Les vanilliers, de Georges Limbour

14. Les vanilliers, de Georges Limbour, Gallimard collection l’Imaginaire, édition de 2007, 185 pages, 11,15€ chronique 2

Douceur du chocolat, arôme de la vanille, plaisir du climat tropical et de ses eaux bleues… rien de tout cela dans ce récit sinueux, vénéneux et coloré de Georges Limbour. 

Histoire de la plantation des premiers vanilliers en Amérique du sud qui refuseront longtemps de délivrer le parfum enivrant tant attendu. Dans ce magistral conte exotique, les personnages – le propriétaire odieux et sirupeux Van Houten, le directeur dépressif de la plantation De Bonald, son épouse qui décède en emportant ses secrets de flagrance, sa fille fébrile et énigmatique Jenny, Siera la servante et bien d’autres… –  sont comme englués, à cloche-pied, dans une tourbe doucereuse et enveloppante qui exhale leur privation de liberté. Ils sont tous, de manière différente, sous l’emprise du climat, de leurs rêves, de leurs deuils, de leurs projets insensés, de la violence sourde des relations humaines et de l’isolement.  

« les rêves prennent parfois de drôles de tournures » comme l’écrit Georges Limbour et ce récit étincelant dans sa forme poétique et dans sa psychologie des personnages nous rappellent les romans de Conrad (La Folie Almayer, Au cœur des ténèbres, pour n’en citer que deux) dans lesquels les personnages ne peuvent que rarement s’émanciper de la terreur de leurs actions et de la complexité de leurs relations.

Etincelant récit car ses mots ont la force de leurs couleurs et deviennent comme des plantes, une forêt aux figures légères, fantomatiques, dramatiques qui dessinent un horizon poétique, comme disparu au lointain, avant de réapparaître avec vigueur pour s’éteindre à nouveau.
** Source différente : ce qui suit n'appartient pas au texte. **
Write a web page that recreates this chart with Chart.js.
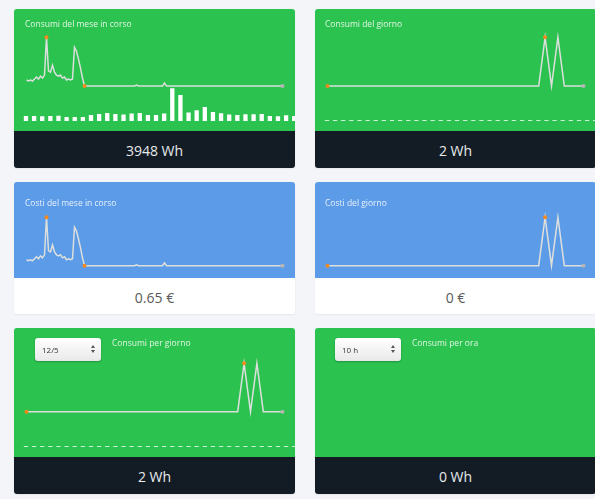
<!DOCTYPE html>
<html>
<head>
<meta charset="utf-8">
<script src="https://cdn.jsdelivr.net/npm/chart.js@4"></script>
<style>
  html,body{margin:0;padding:0;}
  body{width:595px;height:499px;background:#f3f5f9;position:relative;overflow:hidden;font-family:"Open Sans",sans-serif;}
  .card{position:absolute;border-radius:3px;overflow:hidden;box-shadow:0 1px 2px rgba(0,0,0,0.06);}
  .top{position:absolute;left:0;top:0;width:100%;}
  .green{background:#2bc24f;}
  .blue{background:#5c9be8;}
  .foot{position:absolute;left:0;width:100%;text-align:center;font-size:14px;}
  .dark{background:#131c25;color:#e8eaec;}
  .light{background:#ffffff;color:#5a5a5a;}
  .title{position:absolute;font-size:8.5px;color:rgba(255,255,255,0.85);white-space:nowrap;line-height:12px;}
  canvas{position:absolute;left:0;top:0;}
  .sel{position:absolute;width:66px;height:23px;border-radius:3px;background:linear-gradient(#ffffff,#e9e9e9);box-shadow:0 1px 2px rgba(0,0,0,0.25);font-size:8px;color:#333;line-height:23px;}
  .sel span{position:absolute;left:7px;}
  .arr{position:absolute;right:6px;width:0;height:0;border-left:2.5px solid transparent;border-right:2.5px solid transparent;}
  .up{top:7px;border-bottom:3.5px solid #555;}
  .dn{top:12px;border-top:3.5px solid #555;}
</style>
</head>
<body>
<script>
// ---- DATA ----
const monthConsumption = [6,5,6,5,7,9,7,10,8,11,49,15,14,21,14,11,10,11,8,9,6,7,6,7,39,35,27,18,8,0,
  0,0,0,0,0,0,0,0,0,0,0,0,0,0,0,0,0,0,0,0,0,0,0,0,0,1,0,0,0,0,
  0,0,0,0,0,0,0,0,0,3,0,0,0,0,0,0,0,0,0,0,0,0,0,0,0,0,0,0,0,0,
  0,0,0,0,0,0,0,0,0,0,0,0,0,0,0,0,0,0,0,0,0,0,0,0,0,0,0,0,0,0,
  0,0,0,0,0,0,0,0,0];
const monthCosts = [6,5,6,5,7,9,7,10,8,11,49,15,14,21,14,11,10,11,8,9,6,7,6,7,39,35,27,18,8,0,
  0,0,0,0,0,0,0,0,0,0,0,0,0,0,0,0,0,0,0,0,0,0,0,0,0,1,0,0,0,0,
  0,0,0,0,0,0,0,0,0,3,0,0,0,0,0,0,0,0,0,0,0,0,0,0,0,0,0,0,0,0,
  0,0,0,0,0,0,0,0,0,0,0,0,0,0,0,0,0,0,0,0,0,0,0,0,0,0,0,0,0,0,
  0,0,0,0,0,0,0,0,0];
const dayConsumption = [0,0,0,0,0,0,0,0,0,0,0,0,0,0,0,0,0,0,0,0,0,0,0,0,0,0,0,0,0,0,0,0,0,0,1,0,1,0,0,0,0];
const dayCosts       = [0,0,0,0,0,0,0,0,0,0,0,0,0,0,0,0,0,0,0,0,0,0,0,0,0,0,0,0,0,0,0,0,0,0,1,0,1,0,0,0,0];
const selectedDayConsumption = [0,0,0,0,0,0,0,0,0,0,0,0,0,0,0,0,0,0,0,0,0,0,0,0,0,0,0,0,0,0,0,0,0,0,1,0,1,0,0,0,0];
const monthDailyBars = [50,50,47,50,53,40,40,40,60,70,80,70,65,75,80,60,60,74,327,260,84,107,140,90,77,64,60,67,67,70,50,47,57,50];
const dayBars = [0,0,0,0,0,0,0,0,0,0,0,0,0,0,0,0,0,0,0,0,0,0,0,0,0,0,0,0,0,0,0,0,0,0];
const selectedDayBars = [0,0,0,0,0,0,0,0,0,0,0,0,0,0,0,0,0,0,0,0,0,0,0,0,0,0,0,0,0,0,0,0,0,0];
const titles = ["Consumi del mese in corso","Consumi del giorno","Costi del mese in corso","Costi del giorno","Consumi per giorno","Consumi per ora"];
const totals = ["3948 Wh","2 Wh","0.65 €","0 €","2 Wh","0 Wh"];
const selectors = ["12/5","10 h"];

// ---- LAYOUT ----
function card(left, top, topH, footH, topCls, footCls, title, titlePos, total){
  const c = document.createElement('div');
  c.className='card';
  c.style.left=left+'px'; c.style.top=top+'px'; c.style.width='281px'; c.style.height=(topH+footH)+'px';
  const t=document.createElement('div'); t.className='top '+topCls; t.style.height=topH+'px'; c.appendChild(t);
  const f=document.createElement('div'); f.className='foot '+footCls; f.style.top=topH+'px'; f.style.height=footH+'px'; f.style.lineHeight=(footH+3)+'px'; f.textContent=total; c.appendChild(f);
  const ti=document.createElement('div'); ti.className='title'; ti.style.left=titlePos[0]+'px'; ti.style.top=titlePos[1]+'px'; ti.textContent=title; t.appendChild(ti);
  document.body.appendChild(c);
  return t;
}
function addCanvas(parent,w,h){
  const cv=document.createElement('canvas'); cv.width=w; cv.height=h; cv.style.width=w+'px'; cv.style.height=h+'px';
  parent.insertBefore(cv,parent.firstChild); return cv;
}
function sparkLine(parent, data, h, padTop, padBottom){
  const cv=addCanvas(parent,280,h);
  const max=Math.max(...data), min=Math.min(...data);
  const iMax=data.indexOf(max), iMin=data.indexOf(min), last=data.length-1;
  new Chart(cv,{type:'line',
    data:{labels:data.map((_,i)=>i),datasets:[{data:data,borderColor:'#dcdfdc',borderWidth:1.5,tension:0,clip:false,
      pointRadius:data.map((_,i)=>(i===iMax||i===iMin||i===last)?2:0),
      pointBorderWidth:0,
      pointBackgroundColor:data.map((_,i)=>(i===last?'#b4b4b4':'#f5891f'))}]},
    options:{responsive:false,animation:false,events:[],
      layout:{padding:{left:12.5,right:11.5,top:padTop,bottom:padBottom}},
      plugins:{legend:{display:false},tooltip:{enabled:false}},
      scales:{x:{display:false,offset:false},y:{display:false,min:min,max:max}}}});
}
function bars(parent, data, h, padTop, color){
  const cv=addCanvas(parent,290,h);
  new Chart(cv,{type:'bar',
    data:{labels:data.map((_,i)=>i),datasets:[{data:data,backgroundColor:color,borderWidth:0,minBarLength:1,
      barPercentage:0.53,categoryPercentage:1}]},
    options:{responsive:false,animation:false,events:[],
      layout:{padding:{left:7.9,right:5.7,top:padTop,bottom:10}},
      plugins:{legend:{display:false},tooltip:{enabled:false}},
      scales:{x:{display:false,offset:true},y:{display:false,min:0,max:330}}}});
}
function select(parent,text,left,top){
  const s=document.createElement('div'); s.className='sel'; s.style.left=left+'px'; s.style.top=top+'px';
  s.innerHTML='<span></span><div class="arr up"></div><div class="arr dn"></div>';
  s.querySelector('span').textContent=text; parent.appendChild(s);
}

const c1=card(14,9,122,37,'green','dark',titles[0],[11,9],totals[0]);
const c2=card(315,9,122,37,'green','dark',titles[1],[10,9],totals[1]);
const c3=card(14,182,96,36,'blue','light',titles[2],[11,15],totals[2]);
const c4=card(315,182,96,36,'blue','light',titles[3],[10,15],totals[3]);
const c5=card(14,328,129,37,'green','dark',titles[4],[98,9],totals[4]);
const c6=card(315,328,129,37,'green','dark',titles[5],[97,9],totals[5]);

bars(c1,monthDailyBars,122,79,'#ffffff');
sparkLine(c1,monthConsumption,122,28.3,45);
bars(c2,dayBars,122,79,'rgba(255,255,255,0.75)');
sparkLine(c2,dayConsumption,122,28.3,45);
sparkLine(c3,monthCosts,96,35.3,12.3);
sparkLine(c4,dayCosts,96,35.3,12.3);
bars(c5,selectedDayBars,129,86,'rgba(255,255,255,0.75)');
sparkLine(c5,selectedDayConsumption,129,35.3,45.3);
select(c5,selectors[0],21,10);
select(c6,selectors[1],20,10);
</script>
</body>
</html>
Un jeu du chat et de la souris entre le sens et l’absence, entre la mort omniprésente et le parfum ensorcelant de la vie sous la forme de l’arôme inoubliable de la gousse du vanillier.

Cet inestimable bijou que construit et nous offre Georges Limbour est une sorte de conte maléfique, envoûtant, où la mort plane comme un oiseau insouciant dans les couleurs pastel du monde tropical.

C’est une merveille à lire car nous ressentons au plus profond de nous-mêmes la rage que les personnages ressentent pour essayer vainement de se libérer de leur folie naissante due à leur incapacité à communiquer pour dissimuler leur solitude.

Et c’est à travers ce qu’il y a de plus doux, de plus familier, le parfum de la vanille, sorte de madeleine proustienne, que Georges Limbour joue à nous faire plonger avec rudesse et brutalité, au tréfonds de son art poétique peuplé des couleurs de son île au trésor aux lianes littéraires torsadées et entrelacées. 

A lire de toute urgence pour écouter les vagues bleues de notre enfance perdue à jamais et ses mots imprononçables.